[Source code of charts]
= = = = =
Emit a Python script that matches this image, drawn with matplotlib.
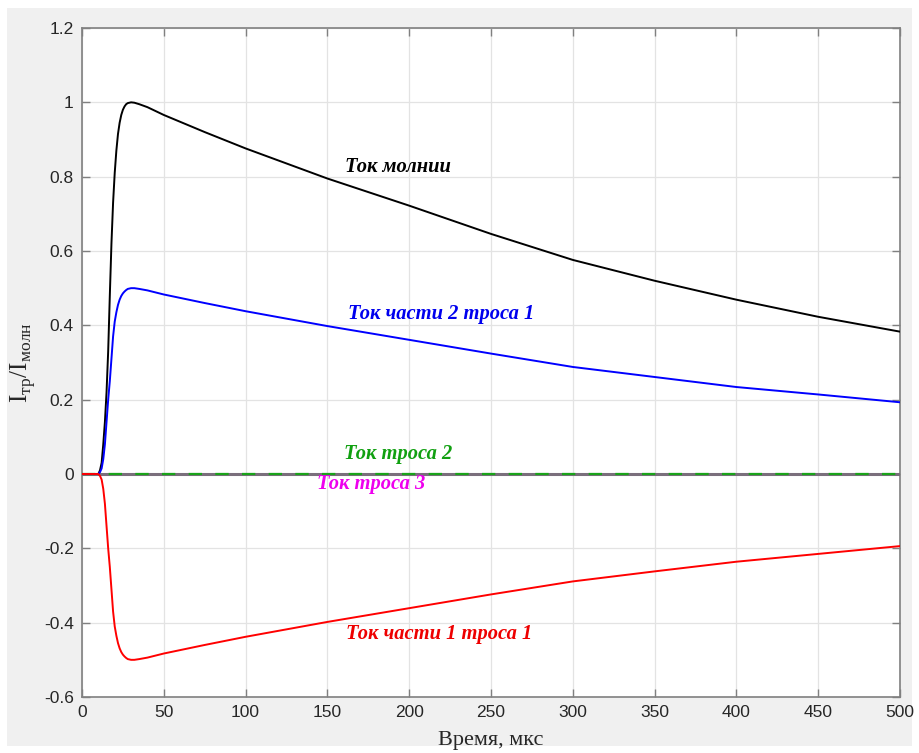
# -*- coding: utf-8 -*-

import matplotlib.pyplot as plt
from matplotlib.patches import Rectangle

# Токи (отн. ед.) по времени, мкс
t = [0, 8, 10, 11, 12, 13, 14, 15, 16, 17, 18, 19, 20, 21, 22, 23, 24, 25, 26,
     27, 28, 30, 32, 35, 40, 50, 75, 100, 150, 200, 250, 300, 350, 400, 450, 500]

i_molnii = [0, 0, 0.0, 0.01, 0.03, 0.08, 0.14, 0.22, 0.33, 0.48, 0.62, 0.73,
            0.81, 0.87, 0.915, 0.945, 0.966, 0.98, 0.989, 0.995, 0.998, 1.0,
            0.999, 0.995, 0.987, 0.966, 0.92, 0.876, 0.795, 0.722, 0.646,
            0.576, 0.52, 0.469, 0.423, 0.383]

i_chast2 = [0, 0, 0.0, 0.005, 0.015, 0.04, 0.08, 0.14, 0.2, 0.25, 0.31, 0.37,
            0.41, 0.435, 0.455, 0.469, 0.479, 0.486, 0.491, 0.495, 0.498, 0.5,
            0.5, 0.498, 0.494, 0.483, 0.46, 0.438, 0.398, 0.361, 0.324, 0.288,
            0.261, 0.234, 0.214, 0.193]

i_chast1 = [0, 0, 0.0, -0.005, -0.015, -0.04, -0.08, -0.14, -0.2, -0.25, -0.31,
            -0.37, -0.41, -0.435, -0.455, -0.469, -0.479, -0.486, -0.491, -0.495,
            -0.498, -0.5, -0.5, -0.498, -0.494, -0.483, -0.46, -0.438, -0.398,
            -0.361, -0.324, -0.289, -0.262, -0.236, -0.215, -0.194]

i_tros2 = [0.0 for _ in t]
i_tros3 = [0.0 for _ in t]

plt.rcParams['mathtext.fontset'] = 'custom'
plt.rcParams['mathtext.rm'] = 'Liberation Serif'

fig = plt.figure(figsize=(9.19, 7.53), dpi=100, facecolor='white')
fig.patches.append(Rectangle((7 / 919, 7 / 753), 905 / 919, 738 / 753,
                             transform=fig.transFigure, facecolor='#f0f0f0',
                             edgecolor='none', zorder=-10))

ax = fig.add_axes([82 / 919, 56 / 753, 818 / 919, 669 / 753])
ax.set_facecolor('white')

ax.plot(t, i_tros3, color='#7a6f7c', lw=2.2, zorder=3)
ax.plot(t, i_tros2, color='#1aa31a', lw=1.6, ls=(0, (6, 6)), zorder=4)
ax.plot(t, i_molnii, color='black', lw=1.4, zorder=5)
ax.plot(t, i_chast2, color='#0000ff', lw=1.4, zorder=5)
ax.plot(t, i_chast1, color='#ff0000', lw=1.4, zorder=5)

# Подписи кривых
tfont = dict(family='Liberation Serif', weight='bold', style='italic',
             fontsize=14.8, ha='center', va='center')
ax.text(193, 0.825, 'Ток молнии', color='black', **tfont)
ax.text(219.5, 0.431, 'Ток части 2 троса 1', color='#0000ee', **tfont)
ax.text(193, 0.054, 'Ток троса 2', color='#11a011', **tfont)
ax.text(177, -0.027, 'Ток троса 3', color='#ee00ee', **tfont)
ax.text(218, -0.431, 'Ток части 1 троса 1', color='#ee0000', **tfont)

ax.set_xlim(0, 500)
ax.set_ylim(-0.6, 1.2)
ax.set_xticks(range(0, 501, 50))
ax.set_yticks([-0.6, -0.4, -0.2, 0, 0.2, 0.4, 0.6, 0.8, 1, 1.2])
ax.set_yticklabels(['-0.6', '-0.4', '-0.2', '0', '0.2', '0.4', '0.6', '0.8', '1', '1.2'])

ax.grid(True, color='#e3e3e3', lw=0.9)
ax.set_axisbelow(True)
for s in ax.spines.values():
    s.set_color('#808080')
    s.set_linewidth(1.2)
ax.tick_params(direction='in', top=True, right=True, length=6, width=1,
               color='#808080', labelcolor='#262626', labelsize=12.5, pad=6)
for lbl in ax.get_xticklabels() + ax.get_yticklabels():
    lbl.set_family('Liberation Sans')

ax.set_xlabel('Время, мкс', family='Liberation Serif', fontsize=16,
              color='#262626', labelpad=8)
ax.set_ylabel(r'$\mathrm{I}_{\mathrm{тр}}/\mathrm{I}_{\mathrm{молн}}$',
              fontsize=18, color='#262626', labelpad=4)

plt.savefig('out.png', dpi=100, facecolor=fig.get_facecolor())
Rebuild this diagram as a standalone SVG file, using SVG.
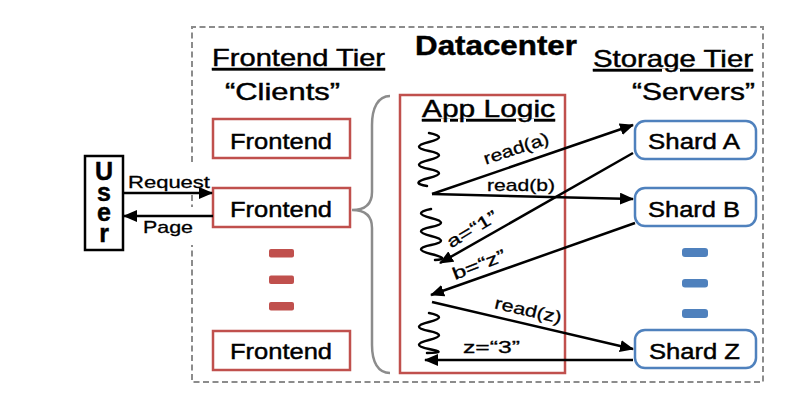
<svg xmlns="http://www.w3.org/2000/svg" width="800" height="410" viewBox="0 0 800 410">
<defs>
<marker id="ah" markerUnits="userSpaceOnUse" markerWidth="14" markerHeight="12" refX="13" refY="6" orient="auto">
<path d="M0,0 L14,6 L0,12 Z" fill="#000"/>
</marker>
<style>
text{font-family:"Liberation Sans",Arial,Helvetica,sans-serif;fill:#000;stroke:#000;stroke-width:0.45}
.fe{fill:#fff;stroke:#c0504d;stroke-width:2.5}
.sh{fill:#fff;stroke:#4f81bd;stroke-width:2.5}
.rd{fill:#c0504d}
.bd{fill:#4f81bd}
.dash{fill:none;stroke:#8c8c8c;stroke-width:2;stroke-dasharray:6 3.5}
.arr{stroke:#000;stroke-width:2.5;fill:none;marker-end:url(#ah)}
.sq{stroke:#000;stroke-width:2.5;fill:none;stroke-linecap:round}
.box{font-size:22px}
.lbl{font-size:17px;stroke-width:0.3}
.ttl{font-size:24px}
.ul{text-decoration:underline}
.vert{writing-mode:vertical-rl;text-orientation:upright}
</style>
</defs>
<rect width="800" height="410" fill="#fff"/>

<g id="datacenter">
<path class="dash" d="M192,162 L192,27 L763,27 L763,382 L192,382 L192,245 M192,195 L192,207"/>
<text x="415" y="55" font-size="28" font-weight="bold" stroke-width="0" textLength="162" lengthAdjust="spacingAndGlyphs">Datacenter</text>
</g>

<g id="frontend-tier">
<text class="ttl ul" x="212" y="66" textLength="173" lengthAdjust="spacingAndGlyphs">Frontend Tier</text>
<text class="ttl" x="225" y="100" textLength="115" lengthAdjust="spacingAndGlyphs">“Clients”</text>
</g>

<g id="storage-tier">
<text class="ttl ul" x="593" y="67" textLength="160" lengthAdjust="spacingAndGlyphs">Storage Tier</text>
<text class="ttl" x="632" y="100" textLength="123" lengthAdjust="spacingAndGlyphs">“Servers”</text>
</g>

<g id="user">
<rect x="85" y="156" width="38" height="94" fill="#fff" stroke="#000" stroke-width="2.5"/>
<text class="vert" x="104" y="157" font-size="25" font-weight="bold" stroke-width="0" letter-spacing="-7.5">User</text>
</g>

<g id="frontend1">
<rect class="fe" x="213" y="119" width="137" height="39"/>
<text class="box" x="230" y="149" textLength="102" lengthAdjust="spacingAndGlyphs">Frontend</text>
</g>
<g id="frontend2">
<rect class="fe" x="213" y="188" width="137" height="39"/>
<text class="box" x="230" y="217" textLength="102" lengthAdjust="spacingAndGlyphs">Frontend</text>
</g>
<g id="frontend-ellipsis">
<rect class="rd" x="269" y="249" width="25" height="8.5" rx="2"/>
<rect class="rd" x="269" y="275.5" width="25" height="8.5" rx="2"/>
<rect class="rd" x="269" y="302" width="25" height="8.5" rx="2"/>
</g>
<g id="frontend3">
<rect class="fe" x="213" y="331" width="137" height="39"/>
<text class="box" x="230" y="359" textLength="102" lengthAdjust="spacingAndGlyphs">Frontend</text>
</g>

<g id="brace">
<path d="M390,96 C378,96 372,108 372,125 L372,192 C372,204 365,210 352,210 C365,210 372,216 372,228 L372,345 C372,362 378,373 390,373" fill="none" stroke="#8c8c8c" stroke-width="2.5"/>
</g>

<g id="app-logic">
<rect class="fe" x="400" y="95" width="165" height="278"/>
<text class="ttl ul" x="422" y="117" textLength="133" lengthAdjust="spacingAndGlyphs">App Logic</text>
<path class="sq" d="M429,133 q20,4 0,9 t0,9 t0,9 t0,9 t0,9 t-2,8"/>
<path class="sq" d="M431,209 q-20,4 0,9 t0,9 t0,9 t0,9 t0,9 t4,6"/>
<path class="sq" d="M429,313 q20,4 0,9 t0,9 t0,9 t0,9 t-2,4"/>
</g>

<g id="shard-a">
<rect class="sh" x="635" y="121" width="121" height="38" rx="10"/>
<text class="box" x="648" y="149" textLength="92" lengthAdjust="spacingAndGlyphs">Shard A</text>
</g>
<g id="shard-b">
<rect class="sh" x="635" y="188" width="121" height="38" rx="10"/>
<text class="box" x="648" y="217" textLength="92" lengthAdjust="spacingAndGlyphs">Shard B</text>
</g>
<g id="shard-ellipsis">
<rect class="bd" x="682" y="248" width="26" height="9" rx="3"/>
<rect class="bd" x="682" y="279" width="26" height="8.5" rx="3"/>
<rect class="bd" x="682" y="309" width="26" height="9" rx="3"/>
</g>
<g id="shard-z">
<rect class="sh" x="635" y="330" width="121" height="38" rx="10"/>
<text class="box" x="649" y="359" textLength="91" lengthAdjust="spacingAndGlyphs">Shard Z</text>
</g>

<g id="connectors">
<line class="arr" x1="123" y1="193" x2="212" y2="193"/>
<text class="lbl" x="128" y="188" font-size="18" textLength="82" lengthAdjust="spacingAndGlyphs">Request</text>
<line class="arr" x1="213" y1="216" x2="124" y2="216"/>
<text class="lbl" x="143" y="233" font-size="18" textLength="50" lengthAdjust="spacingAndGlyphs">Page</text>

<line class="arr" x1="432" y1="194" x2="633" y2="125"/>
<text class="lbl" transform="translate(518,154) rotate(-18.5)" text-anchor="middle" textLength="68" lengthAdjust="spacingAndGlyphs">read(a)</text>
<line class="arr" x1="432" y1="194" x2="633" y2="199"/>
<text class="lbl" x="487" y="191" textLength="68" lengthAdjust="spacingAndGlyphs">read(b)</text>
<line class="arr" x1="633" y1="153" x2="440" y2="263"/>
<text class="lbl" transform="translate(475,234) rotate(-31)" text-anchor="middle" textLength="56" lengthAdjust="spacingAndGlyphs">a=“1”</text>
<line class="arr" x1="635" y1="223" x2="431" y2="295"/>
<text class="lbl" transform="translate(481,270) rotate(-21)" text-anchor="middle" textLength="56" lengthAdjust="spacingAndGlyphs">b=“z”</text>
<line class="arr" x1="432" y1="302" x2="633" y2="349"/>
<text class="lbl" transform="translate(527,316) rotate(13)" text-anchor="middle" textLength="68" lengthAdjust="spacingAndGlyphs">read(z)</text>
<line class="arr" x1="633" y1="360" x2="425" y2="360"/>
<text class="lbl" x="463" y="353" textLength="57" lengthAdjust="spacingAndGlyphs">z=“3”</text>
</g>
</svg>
= = = = =
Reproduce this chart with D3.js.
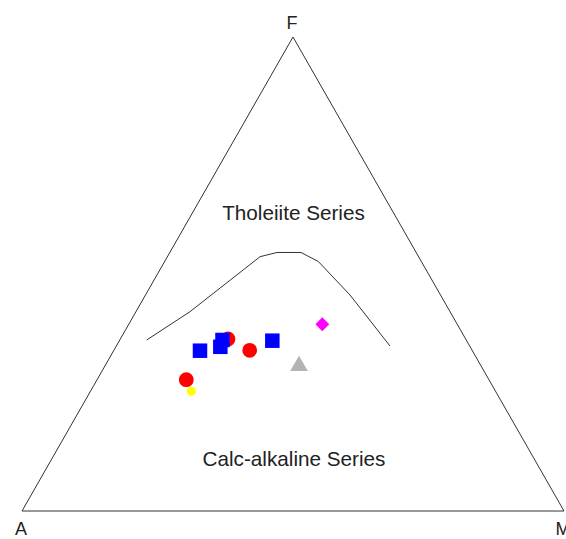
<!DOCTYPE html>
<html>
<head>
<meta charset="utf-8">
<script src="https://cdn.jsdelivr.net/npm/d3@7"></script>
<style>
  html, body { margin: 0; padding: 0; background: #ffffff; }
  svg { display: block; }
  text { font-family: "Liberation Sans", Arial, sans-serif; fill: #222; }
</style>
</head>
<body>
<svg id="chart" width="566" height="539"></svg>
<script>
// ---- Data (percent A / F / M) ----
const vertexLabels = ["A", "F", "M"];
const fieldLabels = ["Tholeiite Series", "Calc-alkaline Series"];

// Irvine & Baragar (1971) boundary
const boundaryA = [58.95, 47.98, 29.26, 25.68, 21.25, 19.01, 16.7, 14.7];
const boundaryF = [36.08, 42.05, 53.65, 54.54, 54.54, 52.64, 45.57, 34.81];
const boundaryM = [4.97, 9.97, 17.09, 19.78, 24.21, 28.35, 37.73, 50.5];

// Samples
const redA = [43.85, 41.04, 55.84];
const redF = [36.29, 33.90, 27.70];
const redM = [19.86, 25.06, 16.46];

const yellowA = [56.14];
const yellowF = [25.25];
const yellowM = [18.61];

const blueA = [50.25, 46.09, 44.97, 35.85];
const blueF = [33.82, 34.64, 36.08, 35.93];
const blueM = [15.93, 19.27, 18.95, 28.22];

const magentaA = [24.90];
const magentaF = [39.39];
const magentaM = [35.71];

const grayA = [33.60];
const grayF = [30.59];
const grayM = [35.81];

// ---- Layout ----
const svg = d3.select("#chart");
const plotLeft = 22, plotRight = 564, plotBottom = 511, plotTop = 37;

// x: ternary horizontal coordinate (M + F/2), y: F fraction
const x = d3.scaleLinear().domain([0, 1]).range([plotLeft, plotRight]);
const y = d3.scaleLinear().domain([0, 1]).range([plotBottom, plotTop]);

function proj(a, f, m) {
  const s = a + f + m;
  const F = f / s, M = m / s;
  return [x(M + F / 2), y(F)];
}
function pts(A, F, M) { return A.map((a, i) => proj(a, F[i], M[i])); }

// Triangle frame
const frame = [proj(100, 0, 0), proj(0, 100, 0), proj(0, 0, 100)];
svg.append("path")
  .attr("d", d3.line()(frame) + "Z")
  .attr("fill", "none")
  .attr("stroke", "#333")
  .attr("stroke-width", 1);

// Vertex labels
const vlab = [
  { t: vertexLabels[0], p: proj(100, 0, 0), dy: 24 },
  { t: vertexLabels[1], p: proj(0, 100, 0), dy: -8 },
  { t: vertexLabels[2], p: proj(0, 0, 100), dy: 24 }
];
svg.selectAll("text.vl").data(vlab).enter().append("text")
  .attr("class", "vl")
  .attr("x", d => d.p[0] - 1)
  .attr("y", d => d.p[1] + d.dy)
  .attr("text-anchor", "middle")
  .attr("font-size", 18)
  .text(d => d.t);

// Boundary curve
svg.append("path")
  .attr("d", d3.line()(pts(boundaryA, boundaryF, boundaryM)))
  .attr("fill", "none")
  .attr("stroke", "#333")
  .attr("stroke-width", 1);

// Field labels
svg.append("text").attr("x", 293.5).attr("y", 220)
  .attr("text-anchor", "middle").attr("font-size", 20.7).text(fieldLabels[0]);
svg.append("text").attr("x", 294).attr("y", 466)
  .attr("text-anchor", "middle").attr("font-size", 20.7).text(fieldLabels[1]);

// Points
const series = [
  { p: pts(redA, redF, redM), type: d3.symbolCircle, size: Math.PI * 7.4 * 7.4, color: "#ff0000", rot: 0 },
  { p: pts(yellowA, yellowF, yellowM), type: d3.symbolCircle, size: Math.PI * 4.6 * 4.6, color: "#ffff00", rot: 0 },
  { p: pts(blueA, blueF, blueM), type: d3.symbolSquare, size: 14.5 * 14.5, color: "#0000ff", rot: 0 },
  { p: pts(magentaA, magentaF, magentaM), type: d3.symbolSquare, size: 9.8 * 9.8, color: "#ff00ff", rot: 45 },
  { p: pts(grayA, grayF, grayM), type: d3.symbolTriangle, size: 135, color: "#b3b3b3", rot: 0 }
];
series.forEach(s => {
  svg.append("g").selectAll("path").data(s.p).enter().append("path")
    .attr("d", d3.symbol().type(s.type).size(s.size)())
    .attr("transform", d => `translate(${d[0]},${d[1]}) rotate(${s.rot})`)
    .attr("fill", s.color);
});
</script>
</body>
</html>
= = = = =
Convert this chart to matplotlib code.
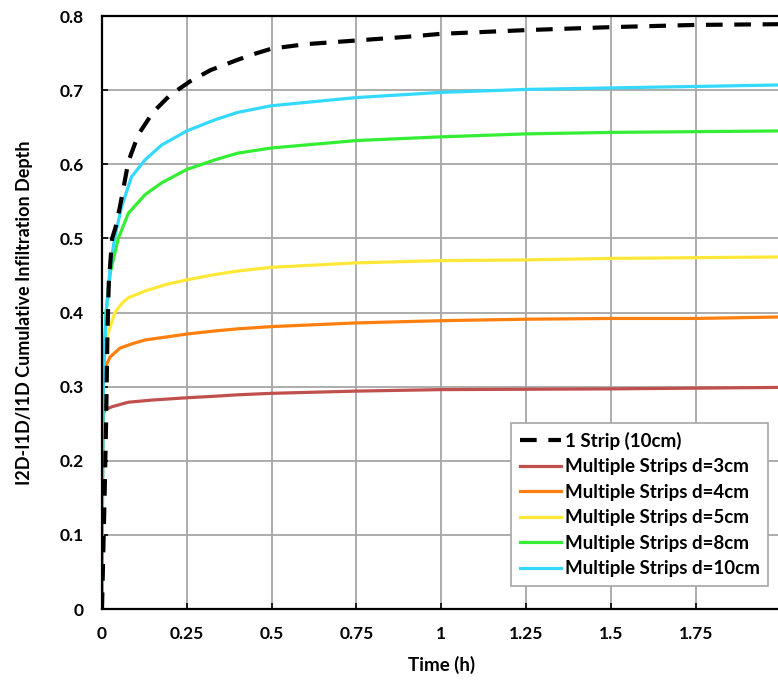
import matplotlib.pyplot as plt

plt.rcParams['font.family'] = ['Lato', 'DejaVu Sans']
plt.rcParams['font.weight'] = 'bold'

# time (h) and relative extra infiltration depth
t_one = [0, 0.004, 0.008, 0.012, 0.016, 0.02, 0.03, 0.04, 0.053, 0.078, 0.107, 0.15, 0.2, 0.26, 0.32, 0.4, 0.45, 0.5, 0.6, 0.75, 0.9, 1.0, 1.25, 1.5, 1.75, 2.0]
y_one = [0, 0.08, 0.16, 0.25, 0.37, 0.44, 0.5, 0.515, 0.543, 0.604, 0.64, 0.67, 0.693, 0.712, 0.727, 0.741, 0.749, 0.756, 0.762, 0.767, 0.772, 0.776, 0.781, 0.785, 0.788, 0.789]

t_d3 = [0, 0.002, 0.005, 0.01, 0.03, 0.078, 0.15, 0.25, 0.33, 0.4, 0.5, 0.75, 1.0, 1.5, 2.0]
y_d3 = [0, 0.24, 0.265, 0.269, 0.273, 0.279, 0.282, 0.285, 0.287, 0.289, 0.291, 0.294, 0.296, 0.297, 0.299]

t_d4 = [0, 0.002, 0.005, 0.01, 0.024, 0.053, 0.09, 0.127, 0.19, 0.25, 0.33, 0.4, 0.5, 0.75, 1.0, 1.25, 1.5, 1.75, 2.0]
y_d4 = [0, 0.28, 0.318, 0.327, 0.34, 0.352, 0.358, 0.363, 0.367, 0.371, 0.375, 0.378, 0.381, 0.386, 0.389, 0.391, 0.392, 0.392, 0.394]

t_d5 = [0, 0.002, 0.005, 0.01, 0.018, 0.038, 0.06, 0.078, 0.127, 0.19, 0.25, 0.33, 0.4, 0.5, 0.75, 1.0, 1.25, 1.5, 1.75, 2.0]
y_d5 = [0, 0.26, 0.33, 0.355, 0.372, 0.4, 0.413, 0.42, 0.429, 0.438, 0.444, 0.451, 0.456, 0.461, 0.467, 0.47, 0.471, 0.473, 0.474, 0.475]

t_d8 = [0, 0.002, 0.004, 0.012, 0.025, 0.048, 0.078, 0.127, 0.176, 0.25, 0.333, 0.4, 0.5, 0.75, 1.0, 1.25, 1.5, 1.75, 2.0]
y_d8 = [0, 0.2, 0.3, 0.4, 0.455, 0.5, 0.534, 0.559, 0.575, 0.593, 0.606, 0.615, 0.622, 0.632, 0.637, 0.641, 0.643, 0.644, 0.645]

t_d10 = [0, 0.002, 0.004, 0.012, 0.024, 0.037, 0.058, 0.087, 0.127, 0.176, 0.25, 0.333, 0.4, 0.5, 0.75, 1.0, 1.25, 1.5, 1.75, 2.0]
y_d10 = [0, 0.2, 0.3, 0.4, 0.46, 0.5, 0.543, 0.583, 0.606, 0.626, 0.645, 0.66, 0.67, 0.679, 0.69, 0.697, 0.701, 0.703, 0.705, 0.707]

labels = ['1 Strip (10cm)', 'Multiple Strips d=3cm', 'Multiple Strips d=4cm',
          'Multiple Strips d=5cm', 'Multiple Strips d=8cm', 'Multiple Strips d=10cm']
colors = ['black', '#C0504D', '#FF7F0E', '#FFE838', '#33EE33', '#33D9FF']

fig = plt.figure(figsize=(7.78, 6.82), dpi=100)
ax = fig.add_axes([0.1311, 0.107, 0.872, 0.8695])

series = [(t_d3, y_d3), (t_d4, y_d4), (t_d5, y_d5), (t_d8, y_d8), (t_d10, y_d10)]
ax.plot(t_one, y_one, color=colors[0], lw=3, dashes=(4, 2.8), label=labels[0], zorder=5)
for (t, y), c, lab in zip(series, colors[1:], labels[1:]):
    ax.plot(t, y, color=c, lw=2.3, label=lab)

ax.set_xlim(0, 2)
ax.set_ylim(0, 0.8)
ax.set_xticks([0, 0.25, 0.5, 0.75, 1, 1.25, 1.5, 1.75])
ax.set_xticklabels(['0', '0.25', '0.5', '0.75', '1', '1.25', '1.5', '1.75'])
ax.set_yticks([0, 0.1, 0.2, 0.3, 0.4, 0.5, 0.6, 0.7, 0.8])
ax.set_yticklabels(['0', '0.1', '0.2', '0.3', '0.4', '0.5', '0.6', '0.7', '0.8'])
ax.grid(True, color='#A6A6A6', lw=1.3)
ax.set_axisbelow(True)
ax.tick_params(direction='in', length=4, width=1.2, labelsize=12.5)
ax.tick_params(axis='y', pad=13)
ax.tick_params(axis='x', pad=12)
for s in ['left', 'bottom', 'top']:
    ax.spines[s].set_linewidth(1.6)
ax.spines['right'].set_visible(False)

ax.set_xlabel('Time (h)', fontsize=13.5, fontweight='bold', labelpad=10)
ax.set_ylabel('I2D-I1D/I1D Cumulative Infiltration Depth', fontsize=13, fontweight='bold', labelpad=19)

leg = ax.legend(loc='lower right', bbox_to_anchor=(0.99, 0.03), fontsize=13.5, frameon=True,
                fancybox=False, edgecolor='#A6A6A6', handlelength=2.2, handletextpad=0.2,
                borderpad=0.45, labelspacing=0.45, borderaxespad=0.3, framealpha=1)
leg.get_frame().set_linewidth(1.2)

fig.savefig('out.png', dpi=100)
= = = = =
Exercise requirements:
Extract exactly, and only, the lines from the one with "Emit a Python" to the one with "from matplotlib.patches import Rectangle", both ends counted. Leave the images behind.

The solution:
Emit a Python script that matches this image, drawn with matplotlib.
# -*- coding: utf-8 -*-

import matplotlib.pyplot as plt
from matplotlib.patches import Rectangle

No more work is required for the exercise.